TASK TO COMPLETE: From the listing below, copy every line with the word "that".

EXERCISE DATA:
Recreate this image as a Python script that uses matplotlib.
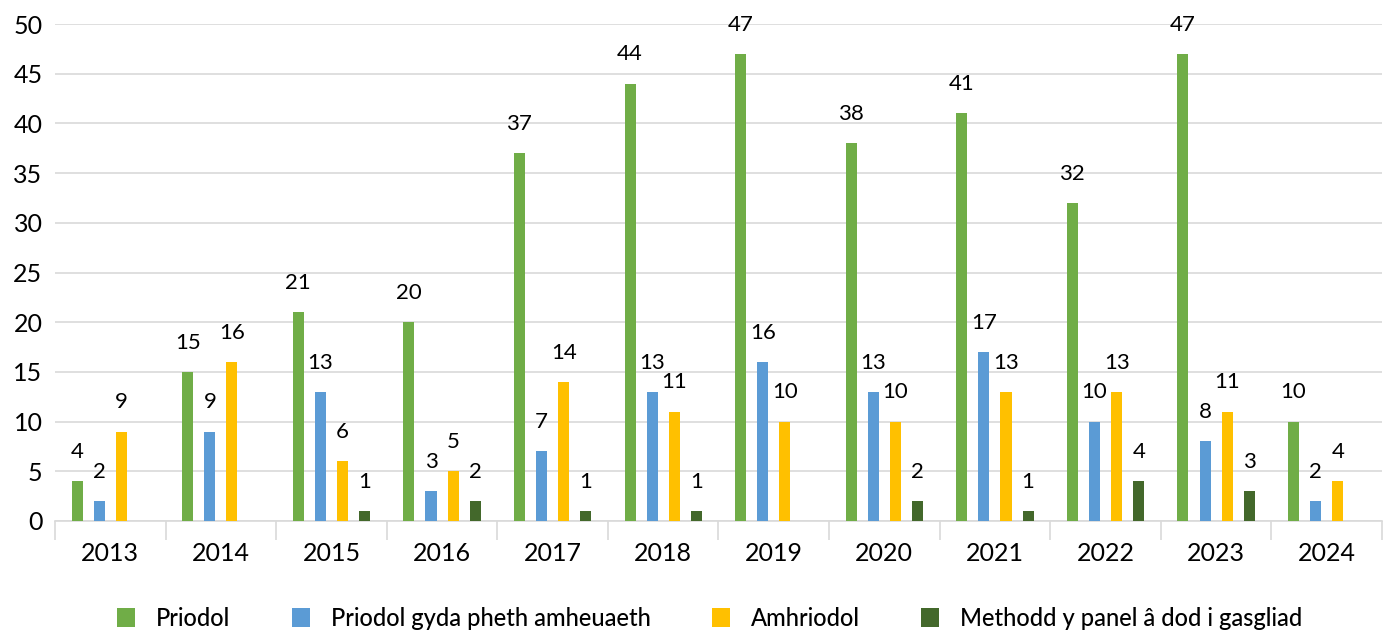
import matplotlib
matplotlib.use("Agg")
import matplotlib.pyplot as plt
import numpy as np
from matplotlib.patches import Patch

years = ["2013", "2014", "2015", "2016", "2017", "2018", "2019", "2020", "2021", "2022", "2023", "2024"]
series_names = ["Priodol", "Priodol gyda pheth amheuaeth", "Amhriodol", "Methodd y panel â dod i gasgliad"]
priodol = [4, 15, 21, 20, 37, 44, 47, 38, 41, 32, 47, 10]
priodol_amheuaeth = [2, 9, 13, 3, 7, 13, 16, 13, 17, 10, 8, 2]
amhriodol = [9, 16, 6, 5, 14, 11, 10, 10, 13, 13, 11, 4]
methodd = [0, 0, 1, 2, 1, 1, 0, 2, 1, 4, 3, 0]
colors = ["#70AD47", "#5B9BD5", "#FFC000", "#43682B"]

plt.rcParams['font.family'] = ['Lato', 'DejaVu Sans']

fig = plt.figure(figsize=(13.92, 6.34), dpi=100)
ax = fig.add_axes([55/1392, 1 - 521/634, (1382 - 55)/1392, (521 - 24)/634])

x = np.arange(len(years))
all_series = [priodol, priodol_amheuaeth, amhriodol, methodd]
offsets = [-0.3, -0.1, 0.1, 0.3]
bw = 0.1
for vals, off, col in zip(all_series, offsets, colors):
    vals = np.array(vals)
    mask = vals > 0
    ax.bar(x[mask] + off, vals[mask], width=bw, color=col, zorder=3)
    for xi, v in zip(x[mask] + off, vals[mask]):
        ax.annotate(str(v), (xi, v), xytext=(0, 21), textcoords="offset points",
                    ha="center", va="center", fontsize=16, color="#000000")

ax.set_xlim(-0.5, len(years) - 0.5)
ax.set_ylim(0, 50)
ax.set_yticks(np.arange(0, 51, 5))
ax.yaxis.grid(True, color="#D9D9D9", linewidth=1.2, zorder=0)
ax.set_axisbelow(True)
for s in ["top", "right", "left"]:
    ax.spines[s].set_visible(False)
ax.spines["bottom"].set_color("#D9D9D9")
ax.spines["bottom"].set_linewidth(1.2)
ax.tick_params(axis="y", length=0, pad=9, labelsize=18)
ax.set_xticks(x)
ax.set_xticklabels(years)
ax.tick_params(axis="x", which="major", length=0, pad=15, labelsize=18)
ax.set_xticks(np.arange(-0.5, len(years), 1.0), minor=True)
ax.tick_params(axis="x", which="minor", length=14, width=1.2, color="#D9D9D9")

handles = [Patch(facecolor=c, edgecolor="none") for c in colors]
fig.legend(handles, series_names, loc="center", bbox_to_anchor=(0.51, 1 - 618/634),
           ncol=4, frameon=False, prop={"size": 17, "weight": "medium"},
           handlelength=0.75, handleheight=0.9,
           columnspacing=2.6, handletextpad=0.9)

fig.savefig("out.png", dpi=100)
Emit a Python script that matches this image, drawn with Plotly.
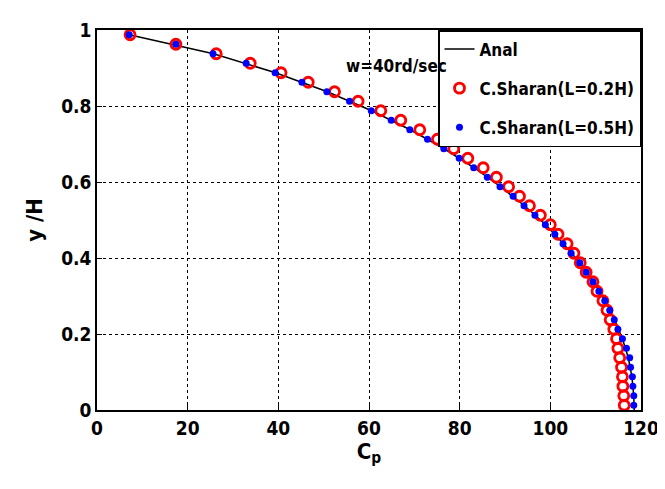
import plotly.graph_objects as go

# Row positions (y/H) shared by the numerical series
y_rows = [0.9875, 0.9625, 0.9375, 0.9125, 0.8875, 0.8625, 0.8375, 0.8125, 0.7875, 0.7625,
          0.7375, 0.7125, 0.6875, 0.6625, 0.6375, 0.6125, 0.5875, 0.5625, 0.5375, 0.5125,
          0.4875, 0.4625, 0.4375, 0.4125, 0.3875, 0.3625, 0.3375, 0.3125, 0.2875, 0.2625,
          0.2375, 0.2125, 0.1875, 0.1625, 0.1375, 0.1125, 0.0875, 0.0625, 0.0375, 0.0125]

cp_L02 = [7.3, 17.4, 26.3, 33.8, 40.6, 46.6, 52.4, 57.6, 62.6, 67.0,
          71.2, 75.1, 78.7, 81.8, 85.2, 88.1, 90.8, 93.2, 95.4, 97.8,
          100.0, 101.7, 103.7, 105.2, 106.6, 107.9, 109.4, 110.3, 111.6, 112.5,
          113.2, 114.0, 114.6, 114.9, 115.3, 115.7, 115.9, 116.0, 116.2, 116.3]

cp_L05 = [7.1, 17.4, 25.6, 32.9, 39.3, 45.2, 50.7, 55.7, 60.5, 64.9,
          69.0, 72.9, 76.5, 79.9, 83.1, 86.1, 88.9, 91.8, 94.2, 96.6,
          98.9, 101.0, 102.8, 104.6, 106.5, 107.9, 109.4, 110.7, 112.0, 113.1,
          114.1, 114.9, 115.9, 116.8, 117.5, 117.7, 118.1, 118.2, 118.4, 118.4]

y_anal = [0.9875, 0.9375, 0.8875, 0.8375, 0.7875, 0.7375, 0.6875, 0.6375, 0.5875, 0.5375,
          0.4875, 0.4375, 0.3875, 0.3375, 0.2875, 0.2375, 0.1875, 0.1375, 0.0875, 0.0375, 0.0]
cp_anal = [7.1, 25.7, 39.4, 50.8, 60.6, 69.1, 76.6, 83.2, 89.0, 94.3,
           99.0, 102.9, 106.5, 109.5, 112.1, 114.2, 115.9, 117.2, 118.0, 118.4, 118.5]

x_ticks = [0, 20, 40, 60, 80, 100, 120]
y_ticks = [0, 0.2, 0.4, 0.6, 0.8, 1]
y_tick_text = ["0", "0.2", "0.4", "0.6", "0.8", "1"]

FONT = "Liberation Sans Narrow, DejaVu Sans Condensed, Arial Narrow, sans-serif"

fig = go.Figure()
fig.add_trace(go.Scatter(x=cp_anal, y=y_anal, mode="lines", name="Anal",
                         line=dict(color="black", width=1.5), legendgroup="a"))
fig.add_trace(go.Scatter(x=cp_L02, y=y_rows, mode="markers", name="C.Sharan(L=0.2H)",
                         marker=dict(symbol="circle-open", color="red", size=10,
                                     line=dict(width=2.8, color="red")), legendgroup="b"))
fig.add_trace(go.Scatter(x=cp_L05, y=y_rows, mode="markers", name="C.Sharan(L=0.5H)",
                         marker=dict(symbol="circle", color="blue", size=7), legendgroup="c"))

axis_common = dict(showline=True, linecolor="black", linewidth=1.5, mirror=True,
                   ticks="inside", ticklen=5, tickcolor="black",
                   showgrid=True, gridcolor="black", gridwidth=1, griddash="dot",
                   zeroline=False,
                   tickfont=dict(family=FONT, size=19, color="black", weight="bold"))

fig.update_xaxes(range=[0, 120], tickvals=x_ticks, **axis_common,
                 title=dict(text="C<sub>p</sub>", standoff=4,
                            font=dict(family=FONT, size=22, color="black", weight="bold")))
fig.update_yaxes(range=[0, 1], tickvals=y_ticks, ticktext=y_tick_text, **axis_common,
                 title=dict(text="y /H", standoff=12,
                            font=dict(family=FONT, size=22, color="black", weight="bold")))

fig.add_annotation(x=66, y=0.905, xref="x", yref="y", text="w=40rd/sec", showarrow=False,
                   font=dict(family=FONT, size=17, color="black", weight="bold"))

fig.update_layout(
    width=665, height=489,
    margin=dict(l=89, r=32, t=22, b=87),
    plot_bgcolor="white", paper_bgcolor="white",
    showlegend=True,
    legend=dict(x=1, y=1, xanchor="right", yanchor="top",
                bgcolor="white", bordercolor="black", borderwidth=1.5,
                font=dict(family=FONT, size=17, color="black", weight="bold"),
                tracegroupgap=14, itemwidth=30),
)

fig.write_html("out.html")
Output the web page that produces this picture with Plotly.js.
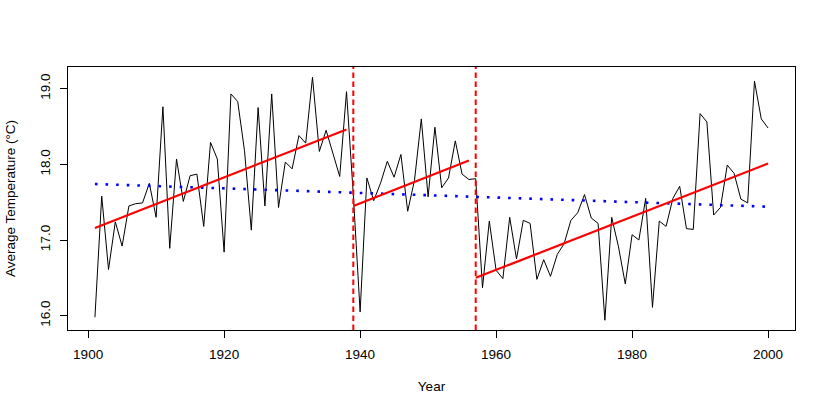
<!DOCTYPE html>
<html>
<head>
<meta charset="utf-8">
<script src="https://cdn.plot.ly/plotly-3.0.1.min.js"></script>
<style>html,body{margin:0;padding:0;background:#fff;}#chart{width:830px;height:415px;}</style>
</head>
<body>
<div id="chart"></div>
<script>
// Years 1901..2000
var years = [];
for (var y = 1901; y <= 2000; y++) years.push(y);

// Annual average temperature (°C)
var temps = [
  15.98, 17.58, 16.61, 17.24, 16.92, 17.45, 17.48, 17.49, 17.75, 17.30, // 1901-1910
  18.76, 16.89, 18.07, 17.51, 17.85, 17.87, 17.18, 18.29, 18.07, 16.84, // 1911-1920
  18.93, 18.83, 18.18, 17.13, 18.75, 17.45, 18.93, 17.43, 18.03, 17.94, // 1921-1930
  18.38, 18.28, 19.15, 18.17, 18.45, 18.14, 17.84, 18.96, 17.60, 16.05, // 1931-1940
  17.82, 17.52, 17.75, 18.04, 17.83, 18.13, 17.38, 17.79, 18.60, 17.57, // 1941-1950
  18.49, 17.69, 17.82, 18.31, 17.87, 17.80, 17.81, 16.37, 17.25, 16.60, // 1951-1960
  16.49, 17.30, 16.75, 17.26, 17.22, 16.48, 16.74, 16.52, 16.81, 16.95, // 1961-1970
  17.26, 17.36, 17.60, 17.29, 17.22, 15.94, 17.30, 16.91, 16.42, 17.07, // 1971-1980
  17.00, 17.55, 16.11, 17.25, 17.18, 17.55, 17.71, 17.15, 17.14, 18.67, // 1981-1990
  18.56, 17.33, 17.43, 17.99, 17.88, 17.54, 17.49, 19.10, 18.60, 18.48  // 1991-2000
];

// Piecewise trend lines: period start/end years and values
var periodStart    = [1901, 1939, 1957];
var periodEnd      = [1938, 1956, 2000];
var periodStartVal = [17.16, 17.45, 16.50];
var periodEndVal   = [18.46, 18.05, 18.01];

// Overall trend (dotted blue)
var overallYears = [1901, 2000];
var overallVals  = [17.74, 17.44];

// Break years marked with dashed lines
var breakYears = [1939, 1957];

var fontFam = '"Liberation Sans", Arial, Helvetica, sans-serif';
var traces = [];
traces.push({x: years, y: temps, type: 'scatter', mode: 'lines',
  line: {color: '#000000', width: 1}, hoverinfo: 'skip'});

traces.push({x: overallYears, y: overallVals, type: 'scatter', mode: 'lines',
  line: {color: '#0000FF', width: 2.6, dash: '2.6px,8px'}, hoverinfo: 'skip'});

for (var p = 0; p < periodStart.length; p++) {
  traces.push({x: [periodStart[p], periodEnd[p]], y: [periodStartVal[p], periodEndVal[p]],
    type: 'scatter', mode: 'lines',
    line: {color: '#FF0000', width: 2.2}, hoverinfo: 'skip'});
}

var shapes = breakYears.map(function (by) {
  return {type: 'line', xref: 'x', yref: 'paper', x0: by, x1: by, y0: 0, y1: 1,
    line: {color: '#FF0000', width: 2, dash: '5.5px,3.5px'}, layer: 'above'};
});

var layout = {
  width: 830, height: 415,
  margin: {l: 68, r: 35, t: 67, b: 85, pad: 0},
  paper_bgcolor: '#ffffff', plot_bgcolor: '#ffffff',
  showlegend: false,
  font: {family: fontFam, size: 13.5, color: '#000000'},
  xaxis: {
    range: [1897.04, 2003.96], tickvals: [1900, 1920, 1940, 1960, 1980, 2000],
    ticktext: ['1900', '1920', '1940', '1960', '1980', '2000'],
    ticks: 'outside', ticklen: 7, tickwidth: 1, tickcolor: '#000000',
    showline: true, mirror: true, linecolor: '#000000', linewidth: 1,
    showgrid: false, zeroline: false, ticklabelstandoff: 5,
    tickfont: {family: fontFam, size: 13.5, color: '#000000'},
    title: {text: 'Year', font: {family: fontFam, size: 13.5, color: '#000000'}, standoff: 20}
  },
  yaxis: {
    range: [15.811, 19.286], tickvals: [16, 17, 18, 19],
    ticktext: ['16.0', '17.0', '18.0', '19.0'], tickangle: -90,
    ticks: 'outside', ticklen: 7, tickwidth: 1, tickcolor: '#000000',
    showline: true, mirror: true, linecolor: '#000000', linewidth: 1,
    showgrid: false, zeroline: false, ticklabelstandoff: 5,
    tickfont: {family: fontFam, size: 13.5, color: '#000000'},
    title: {text: 'Average Temperature (°C)', font: {family: fontFam, size: 13.5, color: '#000000'}, standoff: 18}
  },
  shapes: shapes
};

Plotly.newPlot('chart', traces, layout, {staticPlot: true, displayModeBar: false});
</script>
</body>
</html>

TASK RESPONSE:
Recreate this image as a Python script that uses matplotlib.
Emit a Python script that matches this image, drawn with Plotly.
Output the web page that produces this picture with Plotly.js.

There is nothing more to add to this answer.